Write out nothing but the lines from the first line of the entries below through the line with "ax = fig.add_axes([0.2333, 0.033, 0.485, 0.772])"; no pictures go in.

Source code of charts
= = = = = = =

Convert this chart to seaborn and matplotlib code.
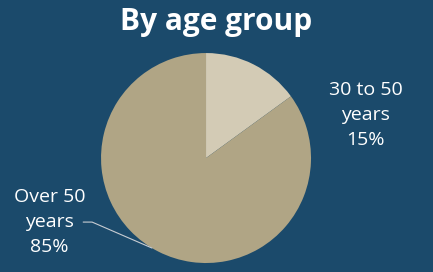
import numpy as np
import matplotlib
matplotlib.use("Agg")
import matplotlib.pyplot as plt
import seaborn as sns

# dados
grupos = ["30 to 50\nyears", "Over 50\nyears"]
valores = [15, 85]
cores = ["#D3CBB5", "#B0A585"]
titulo = "By age group"

fundo = "#1B4A6B"
sns.set_theme(style="white", rc={"figure.facecolor": fundo, "axes.facecolor": fundo})
plt.rcParams["font.family"] = ["Open Sans", "DejaVu Sans"]

fig = plt.figure(figsize=(4.33, 2.72), dpi=100)
ax = fig.add_axes([0.2333, 0.033, 0.485, 0.772])

wedges, _ = ax.pie(valores, colors=cores, startangle=90, counterclock=False,
                   wedgeprops=dict(linewidth=0))
ax.set_xlim(-1, 1)
ax.set_ylim(-1, 1)
ax.set_aspect("equal")
ax.axis("off")

total = sum(valores)
pct = [f"{v / total * 100:.0f}%" for v in valores]

# rotulo da fatia pequena
ax.text(1.52, 0.41, f"{grupos[0]}\n{pct[0]}", ha="center", va="center",
        color="white", fontsize=14, linespacing=1.5, clip_on=False)

# rotulo da fatia grande com linha guia
ax.text(-1.49, -0.61, f"{grupos[1]}\n{pct[1]}", ha="center", va="center",
        color="white", fontsize=14, linespacing=1.5, clip_on=False)
w = wedges[1]
ang = np.deg2rad((w.theta1 + w.theta2) / 2 - 4)
ax.plot([-1.17, -1.085, np.cos(ang)], [-0.61, -0.61, np.sin(ang)],
        color="#C8CDD3", linewidth=0.8, clip_on=False)

fig.text(0.5, 0.918, titulo, ha="center", va="center", color="white",
         fontsize=21.5, fontweight="bold")

fig.savefig("out.png", dpi=100, facecolor=fundo)
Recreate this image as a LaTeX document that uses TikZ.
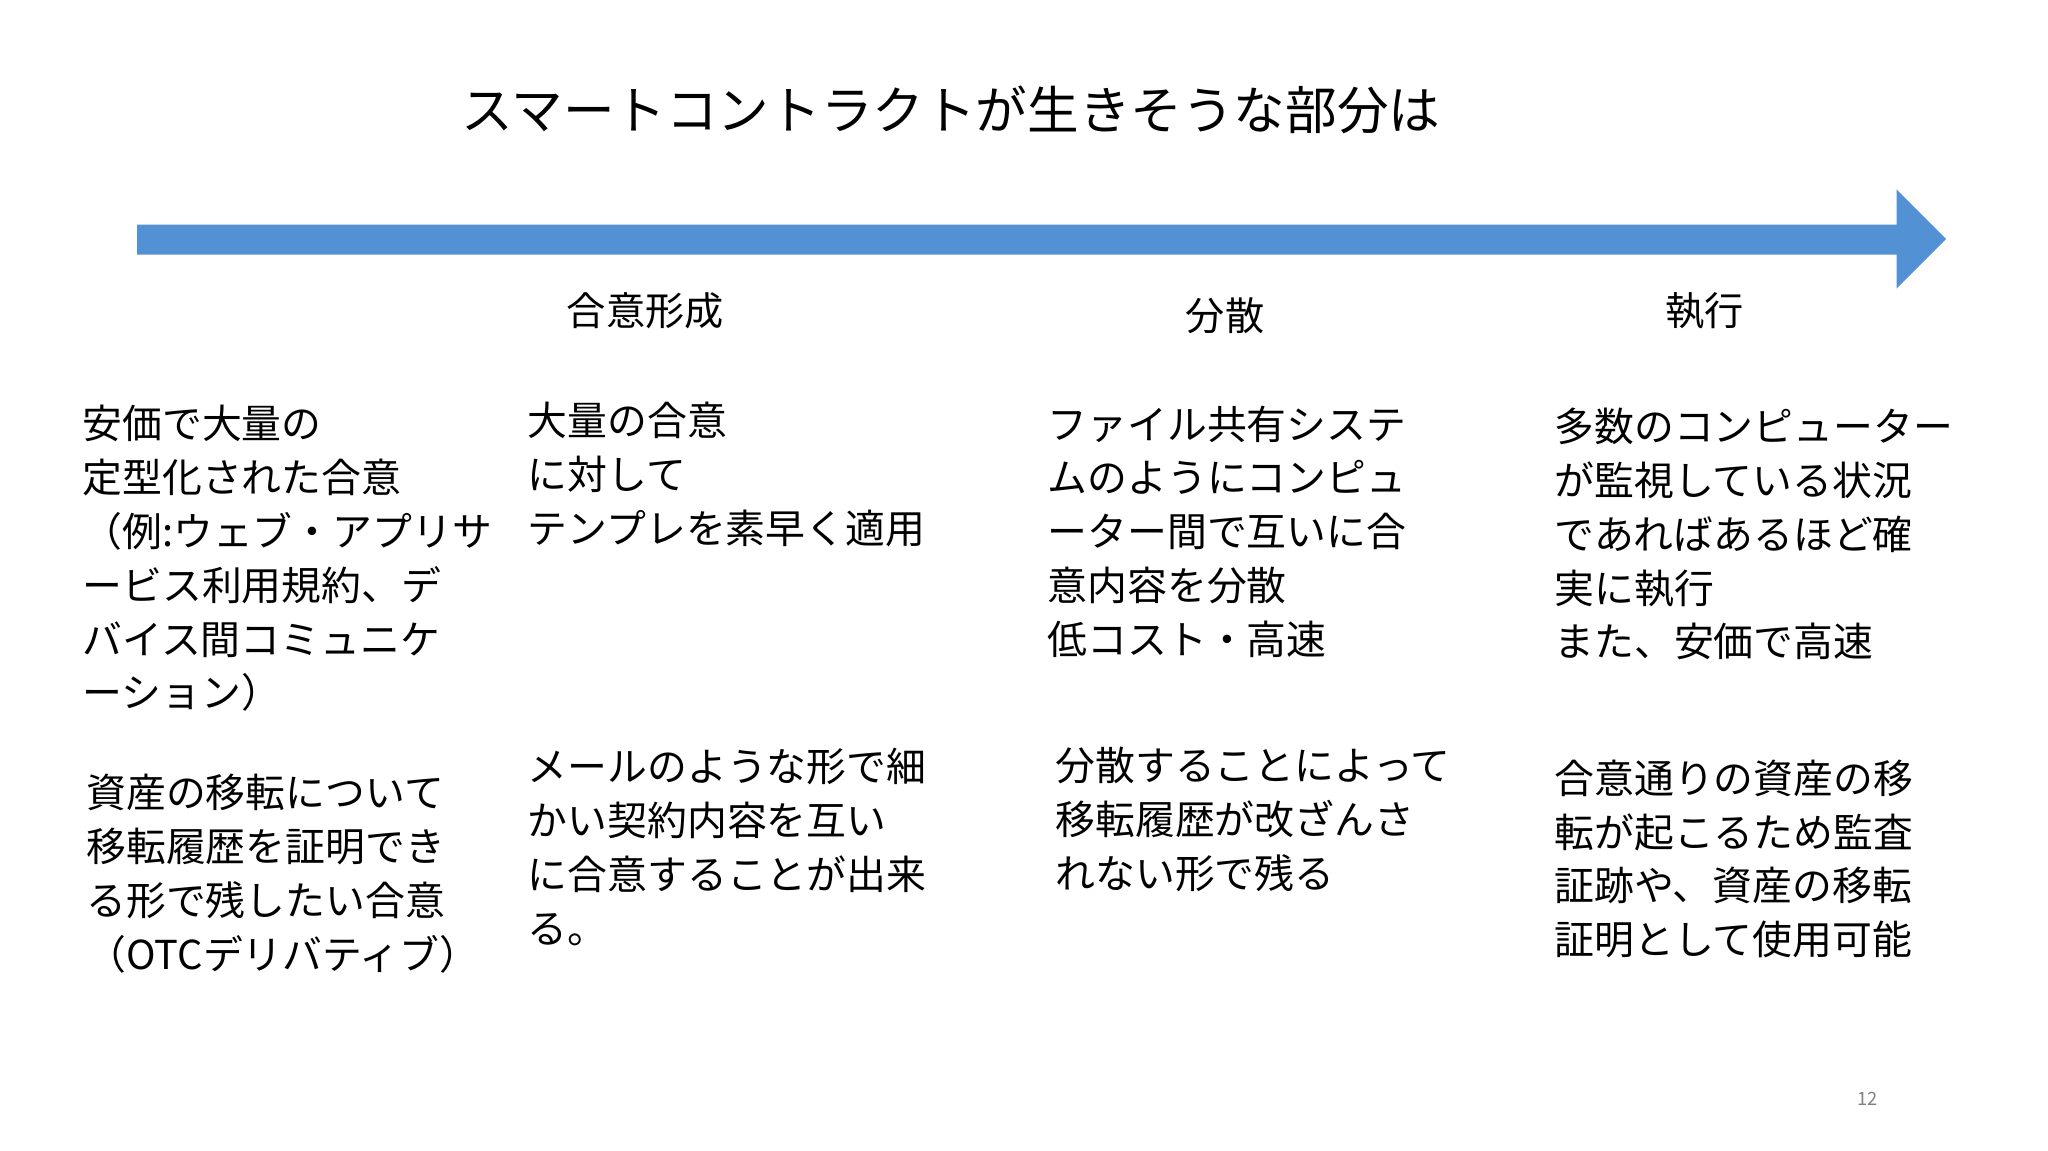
\documentclass[tikz,border=0pt]{standalone}
\usepackage{fontspec}
\setmainfont{Noto Sans CJK JP}
\begin{document}
\begin{tikzpicture}[x=1pt,y=-1pt,
  body/.style={anchor=base west,inner sep=0,align=left,font=\fontsize{30.5}{41.2}\selectfont},
  head/.style={inner sep=0,font=\fontsize{30}{36}\selectfont}]
\useasboundingbox (0,0) rectangle (1568,881);
\node[inner sep=0,font=\fontsize{39.5}{46}\selectfont] (title) at (728,84) {スマートコントラクトが生きそうな部分は};
\fill[fill={rgb,255:red,83;green,145;blue,213}] (105,172) -- (1452,172) -- (1452,145) -- (1490,183) -- (1452,221) -- (1452,195) -- (105,195) -- cycle;
\node[head] (h1) at (494,238) {合意形成};
\node[head] (h2) at (938,242) {分散};
\node[head] (h3) at (1305,238) {執行};
\node[body] (a1) at (63,542) {安価で大量の\\定型化された合意\\（例:ウェブ・アプリサ\\ービス利用規約、デ\\バイス間コミュニケ\\ーション）};
\node[body] (a2) at (66,742) {資産の移転について\\移転履歴を証明でき\\る形で残したい合意\\（OTCデリバティブ）};
\node[body] (b1) at (404,416) {大量の合意\\に対して\\テンプレを素早く適用};
\node[body] (b2) at (404,722) {メールのような形で細\\かい契約内容を互い\\に合意することが出来\\る。};
\node[body] (c1) at (802,501) {ファイル共有システ\\ムのようにコンピュ\\ーター間で互いに合\\意内容を分散\\低コスト・高速};
\node[body] (c2) at (808,680) {分散することによって\\移転履歴が改ざんさ\\れない形で残る};
\node[body] (d1) at (1190,503) {多数のコンピューター\\が監視している状況\\であればあるほど確\\実に執行\\また、安価で高速};
\node[body] (d2) at (1190,731) {合意通りの資産の移\\転が起こるため監査\\証跡や、資産の移転\\証明として使用可能};
\node[inner sep=0,text=gray,font=\fontsize{14}{16}\selectfont] (pg) at (1430,841) {12};
\end{tikzpicture}
\end{document}
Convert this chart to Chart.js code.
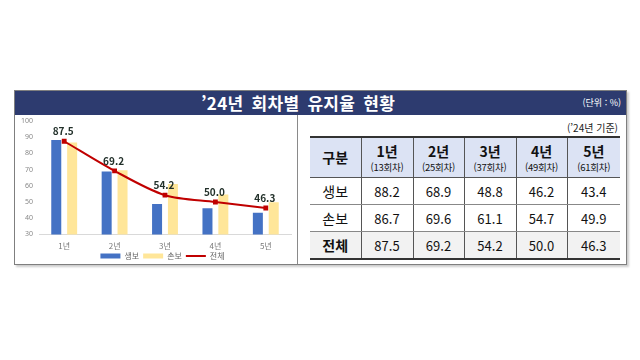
<!DOCTYPE html>
<html lang="ko">
<head>
<meta charset="utf-8">
<script src="https://cdn.jsdelivr.net/npm/chart.js@4.4.1/dist/chart.umd.min.js"></script>
<style>
  body { margin: 0; background: #fff; font-family: "Noto Sans CJK KR", "Noto Sans", sans-serif; }
  #wrap { position: relative; width: 640px; height: 360px; }
  #frame { position: absolute; left: 14px; top: 90px; width: 611px; height: 173px; border: 1px solid #7f7f7f; box-shadow: 2px 2px 2px #ccc; }
  #banner { position: absolute; left: 0; top: 0; width: 611px; height: 24px; background: #2d3b6f; color: #fff; }
  #title { position: absolute; left: 186px; top: 0; line-height: 24px; font-size: 17px; font-weight: bold; letter-spacing: 0.3px; word-spacing: 3px; }
  #unit { position: absolute; right: 5px; top: 0; line-height: 24px; font-size: 9px; }
  #left { position: absolute; left: 0; top: 24px; width: 282px; height: 149px; border-right: 1px solid #8a8a8a; overflow: hidden; }
  #basis { position: absolute; right: 8px; top: 29px; font-size: 10px; color: #222; }
  #tbl { position: absolute; left: 295px; top: 45px; border-collapse: collapse; table-layout: fixed; }
  #tbl td { text-align: center; padding: 0; color: #111; border-left: 1px solid #555; border-bottom: 1px solid #888; font-size: 13px; overflow: hidden; white-space: nowrap; }
  #tbl tr td:first-child { border-left: none; font-size: 14px; }
  #tbl tr.head td { background: #dce3f4; height: 39px; border-top: 2px solid #333; border-bottom: 1px solid #555; font-weight: bold; font-size: 14px; line-height: 19px; }
  #tbl tr.head small { display: block; font-weight: normal; font-size: 9.5px; letter-spacing: -0.2px; line-height: 13px; }
  #tbl tr.row td { height: 26px; }
  #tbl tr.total td { background: #f2f2f2; border-bottom: 2px solid #333; }
  #tbl tr.total td:first-child { font-weight: bold; }
</style>
</head>
<body>
<div id="wrap">
  <div id="frame">
    <div id="banner">
      <div id="title">’24년 회차별 유지율 현황</div>
      <div id="unit">(단위 : %)</div>
    </div>
    <div id="left"><canvas id="retentionChart" width="282" height="149"></canvas></div>
    <div id="basis">(’24년 기준)</div>
    <table id="tbl"></table>
  </div>
</div>
<script>
var categories = ['1년', '2년', '3년', '4년', '5년'];
var rounds = ['13회차', '25회차', '37회차', '49회차', '61회차'];
var lifeIns = [88.2, 68.9, 48.8, 46.2, 43.4];
var nonLifeIns = [86.7, 69.6, 61.1, 54.7, 49.9];
var total = [87.5, 69.2, 54.2, 50.0, 46.3];
var yTicks = [30, 40, 50, 60, 70, 80, 90, 100];

// table on the right, built from the same arrays
var tbl = document.getElementById('tbl');
var colW = [51, 52, 51, 52, 51, 53];
var html = '<colgroup>';
colW.forEach(function (w) { html += '<col style="width:' + w + 'px">'; });
html += '</colgroup>';
html += '<tr class="head"><td>구분</td>';
categories.forEach(function (c, i) { html += '<td>' + c + '<small>(' + rounds[i] + ')</small></td>'; });
html += '</tr>';
function addRow(name, vals, cls) {
  html += '<tr class="' + cls + '"><td>' + name + '</td>';
  vals.forEach(function (v) { html += '<td>' + v.toFixed(1) + '</td>'; });
  html += '</tr>';
}
addRow('생보', lifeIns, 'row');
addRow('손보', nonLifeIns, 'row');
addRow('전체', total, 'row total');
tbl.innerHTML = html;

// labels above the 전체 line
var lineLabels = {
  id: 'lineLabels',
  afterDatasetsDraw: function (chart) {
    var meta = chart.getDatasetMeta(2);
    var ctx = chart.ctx;
    ctx.save();
    ctx.font = 'bold 10px "Noto Sans CJK KR", sans-serif';
    ctx.fillStyle = '#22302a';
    ctx.textAlign = 'center';
    ctx.textBaseline = 'bottom';
    meta.data.forEach(function (pt, i) {
      ctx.fillText(total[i].toFixed(1), pt.x - 1, pt.y - 5);
    });
    ctx.restore();
  }
};

// legend sits tight under the x labels and a bit right of centre, like the reference
var tightLegend = {
  id: 'tightLegend',
  beforeUpdate: function (chart) {
    var lg = chart.legend;
    if (lg && !lg._tight) {
      var fit = lg.fit;
      lg.fit = function () { fit.call(this); this.height = 6; };
      lg._tight = true;
    }
  },
  afterLayout: function (chart) {
    var lg = chart.legend;
    var p = lg.options.labels.padding;
    lg.top = 141 - p - 4;
    lg.bottom = chart.height;
    lg.height = lg.bottom - lg.top;
    lg.left += 8; lg.right += 8;
  }
};

var ctx = document.getElementById('retentionChart').getContext('2d');
var retentionChart = new Chart(ctx, {
  type: 'bar',
  data: {
    labels: categories,
    datasets: [{
      label: '생보',
      data: lifeIns,
      backgroundColor: '#4472c4',
      order: 1
    }, {
      label: '손보',
      data: nonLifeIns,
      backgroundColor: '#ffe699',
      order: 1
    }, {
      type: 'line',
      label: '전체',
      data: total,
      borderColor: '#c00000',
      backgroundColor: '#c00000',
      borderWidth: 2,
      pointStyle: 'rect',
      pointRadius: 2,
      tension: 0.3,
      order: 0
    }]
  },
  options: {
    responsive: false,
    animation: false,
    devicePixelRatio: 1,
    datasets: { bar: { categoryPercentage: 0.63, barPercentage: 0.63 } },
    layout: { padding: { top: 0, left: 0, right: 3, bottom: 0 } },
    plugins: {
      tooltip: { enabled: false },
      legend: {
        position: 'bottom',
        labels: {
          usePointStyle: true,
          pointStyleWidth: 20,
          boxHeight: 5,
          padding: 4,
          color: '#666',
          font: { size: 8, family: '"Noto Sans CJK KR", sans-serif' },
          sort: function (a, b) { return a.datasetIndex - b.datasetIndex; },
          generateLabels: function (chart) {
            var items = Chart.defaults.plugins.legend.labels.generateLabels(chart);
            items.forEach(function (it) {
              if (it.datasetIndex === 2) {
                it.pointStyle = 'line';
                it.lineWidth = 2;
                it.strokeStyle = '#c00000';
              } else {
                it.pointStyle = 'rect';
                it.lineWidth = 0;
              }
            });
            return items;
          }
        }
      }
    },
    scales: {
      x: {
        grid: { display: false, drawTicks: false },
        border: { color: '#d9d9d9' },
        ticks: { color: '#777', padding: 7, font: { size: 8, family: '"Noto Sans CJK KR", sans-serif' } }
      },
      y: {
        min: 30,
        max: 100,
        grid: { display: false, drawTicks: false },
        border: { display: false },
        afterBuildTicks: function (axis) { axis.ticks = yTicks.map(function (v) { return { value: v }; }); },
        afterFit: function (axis) { axis.width = 24; axis.paddingTop = 6; axis.paddingBottom = 4; },
        ticks: { color: '#888', padding: 6, font: { size: 7, family: '"Noto Sans", sans-serif' } }
      }
    }
  },
  plugins: [lineLabels, tightLegend]
});
</script>
</body>
</html>
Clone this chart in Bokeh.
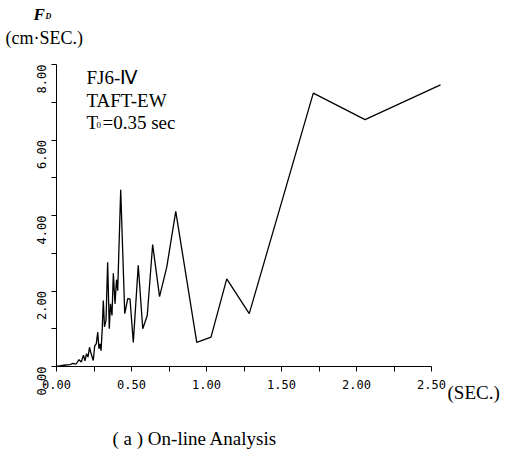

= = = = = = =

* [Task response]
Convert this chart to seaborn and matplotlib code.
import numpy as np
import matplotlib
matplotlib.use("Agg")
import matplotlib.pyplot as plt
import seaborn as sns

# dados
grupos = ["30 to 50\nyears", "Over 50\nyears"]
valores = [15, 85]
cores = ["#D3CBB5", "#B0A585"]
titulo = "By age group"

fundo = "#1B4A6B"
sns.set_theme(style="white", rc={"figure.facecolor": fundo, "axes.facecolor": fundo})
plt.rcParams["font.family"] = ["Open Sans", "DejaVu Sans"]

fig = plt.figure(figsize=(4.33, 2.72), dpi=100)
ax = fig.add_axes([0.2333, 0.033, 0.485, 0.772])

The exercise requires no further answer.